7. En effet, si l’on réfléchit à tout ce qui s’est fait ou se fait en vue de cette créature, à tout ce qui lui est encore promis, on se sent pénétré d’effroi ; et c’est alors qu’on peut juger comme il faut, à quel point elle est chère à Dieu. « Vous l’avez abaissé un peu au-dessous des anges. » D’autres disent : « Un peu au-dessous de Dieu. » Le texte hébreu est Outhasreou mat me Eloim. Il rappelle ici la condamnation, l’ancienne faute, la mort. Mais la mort même fut vaincue par la venue du Christ. « Vous l’avez couronné de gloire et d’honneur. » Un autre dit : « Vous le couronnerez de gloire et de noblesse. » On peut prendre ses paroles soit dans le sens historique, soit dans le sens anagogique : David parle du pouvoir dont l’homme fut investi dès sa naissance : il parle aussi des biens que lui procura dans la suite la venue du Christ.
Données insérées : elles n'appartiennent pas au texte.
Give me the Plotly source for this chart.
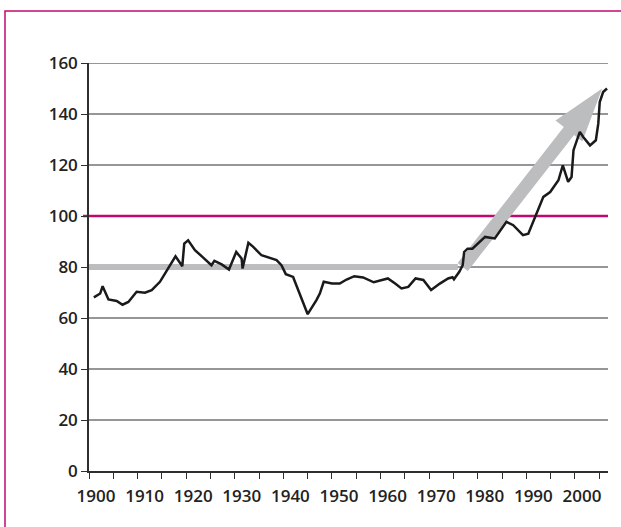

À l’origine, Dieu dit à l’homme : « Votre crainte sera sur tous les animaux. » (Gen. 9,2) Et encore. « Qu’ils règnent sur les poissons de la mer ! » (Gen. 1,26) Plus tard il dira : « Marchez sur les serpents et les scorpions. » (Lc. 10, 19) Mais David omet ce dernier point, et s’attache de préférence à des considérations

  1. Le saint orateur indique ici deux légères variantes qui disparaîtraient dans une traduction.